■ **Problem details**
Set the lines down again exactly, first line through the line that contains "Chart.register(...registerables);", with no pictures.

■ **Recorded data**
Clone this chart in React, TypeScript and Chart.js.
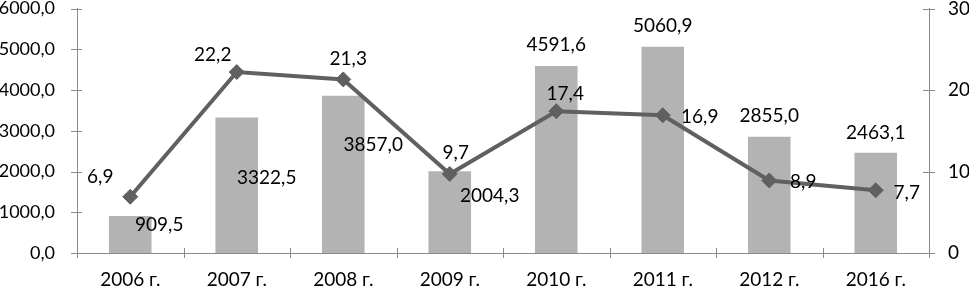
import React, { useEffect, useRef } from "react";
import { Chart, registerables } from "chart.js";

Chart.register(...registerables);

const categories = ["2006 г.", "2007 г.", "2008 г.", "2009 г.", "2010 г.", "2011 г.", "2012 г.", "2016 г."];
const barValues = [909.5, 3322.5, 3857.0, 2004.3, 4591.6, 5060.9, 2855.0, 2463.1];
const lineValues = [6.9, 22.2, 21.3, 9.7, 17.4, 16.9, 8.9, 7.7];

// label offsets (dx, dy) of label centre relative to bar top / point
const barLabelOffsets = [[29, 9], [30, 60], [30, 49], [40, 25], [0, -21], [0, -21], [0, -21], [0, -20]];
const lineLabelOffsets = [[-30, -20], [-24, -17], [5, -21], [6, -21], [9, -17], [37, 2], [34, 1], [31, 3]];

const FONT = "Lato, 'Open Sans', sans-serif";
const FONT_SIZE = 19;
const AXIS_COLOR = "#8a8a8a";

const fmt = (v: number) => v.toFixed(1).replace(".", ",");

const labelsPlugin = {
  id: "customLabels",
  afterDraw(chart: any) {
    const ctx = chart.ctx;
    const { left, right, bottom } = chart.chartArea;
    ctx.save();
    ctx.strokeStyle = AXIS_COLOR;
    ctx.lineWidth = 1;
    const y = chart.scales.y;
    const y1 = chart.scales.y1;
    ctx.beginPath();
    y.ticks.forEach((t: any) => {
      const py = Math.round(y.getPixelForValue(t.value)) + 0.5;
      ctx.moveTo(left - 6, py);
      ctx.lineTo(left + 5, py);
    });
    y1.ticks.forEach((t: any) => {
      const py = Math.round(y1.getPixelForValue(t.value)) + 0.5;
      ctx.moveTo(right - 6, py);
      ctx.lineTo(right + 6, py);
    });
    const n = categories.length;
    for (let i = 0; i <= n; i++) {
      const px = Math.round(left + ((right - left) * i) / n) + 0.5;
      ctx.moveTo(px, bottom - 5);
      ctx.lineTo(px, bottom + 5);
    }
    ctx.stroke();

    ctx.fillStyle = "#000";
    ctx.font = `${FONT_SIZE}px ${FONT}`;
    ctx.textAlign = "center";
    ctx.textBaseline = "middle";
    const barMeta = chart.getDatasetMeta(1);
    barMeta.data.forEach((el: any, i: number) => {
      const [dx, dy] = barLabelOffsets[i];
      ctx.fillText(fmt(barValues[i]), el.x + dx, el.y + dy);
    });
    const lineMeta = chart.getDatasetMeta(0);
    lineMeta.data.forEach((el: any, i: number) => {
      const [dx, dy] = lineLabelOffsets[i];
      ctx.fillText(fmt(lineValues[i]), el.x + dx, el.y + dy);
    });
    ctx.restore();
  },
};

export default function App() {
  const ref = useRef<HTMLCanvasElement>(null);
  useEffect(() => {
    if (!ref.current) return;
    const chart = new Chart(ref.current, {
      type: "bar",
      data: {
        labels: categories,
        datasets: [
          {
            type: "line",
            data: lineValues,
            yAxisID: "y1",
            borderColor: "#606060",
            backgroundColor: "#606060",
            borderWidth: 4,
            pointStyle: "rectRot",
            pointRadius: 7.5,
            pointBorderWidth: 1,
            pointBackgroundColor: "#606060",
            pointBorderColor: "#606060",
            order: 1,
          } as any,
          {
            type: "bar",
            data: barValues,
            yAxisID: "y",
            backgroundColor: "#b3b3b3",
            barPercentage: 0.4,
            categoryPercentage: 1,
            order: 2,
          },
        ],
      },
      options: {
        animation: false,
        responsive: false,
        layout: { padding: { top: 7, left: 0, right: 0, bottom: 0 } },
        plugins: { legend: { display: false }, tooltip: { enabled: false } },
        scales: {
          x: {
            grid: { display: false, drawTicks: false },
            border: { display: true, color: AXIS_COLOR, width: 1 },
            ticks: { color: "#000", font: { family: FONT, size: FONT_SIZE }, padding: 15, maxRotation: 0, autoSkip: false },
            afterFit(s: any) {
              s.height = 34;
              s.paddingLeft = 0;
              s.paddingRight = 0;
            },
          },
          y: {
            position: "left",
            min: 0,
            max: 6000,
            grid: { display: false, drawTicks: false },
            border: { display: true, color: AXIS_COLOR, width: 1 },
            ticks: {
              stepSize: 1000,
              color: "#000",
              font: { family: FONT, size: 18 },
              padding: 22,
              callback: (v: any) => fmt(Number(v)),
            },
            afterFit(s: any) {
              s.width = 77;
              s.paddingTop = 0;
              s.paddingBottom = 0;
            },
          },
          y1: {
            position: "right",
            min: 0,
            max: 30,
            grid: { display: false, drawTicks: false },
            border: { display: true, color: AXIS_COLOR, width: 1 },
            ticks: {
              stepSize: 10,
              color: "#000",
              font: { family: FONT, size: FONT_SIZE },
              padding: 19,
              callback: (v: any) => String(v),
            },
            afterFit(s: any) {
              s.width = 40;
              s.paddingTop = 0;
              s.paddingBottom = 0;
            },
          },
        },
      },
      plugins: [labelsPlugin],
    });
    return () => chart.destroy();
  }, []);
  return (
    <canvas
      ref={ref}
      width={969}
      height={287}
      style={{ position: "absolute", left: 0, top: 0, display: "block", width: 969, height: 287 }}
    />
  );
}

■ **Output below**
Clone this chart in React, TypeScript and Chart.js.
import React, { useEffect, useRef } from "react";
import { Chart, registerables } from "chart.js";

Chart.register(...registerables);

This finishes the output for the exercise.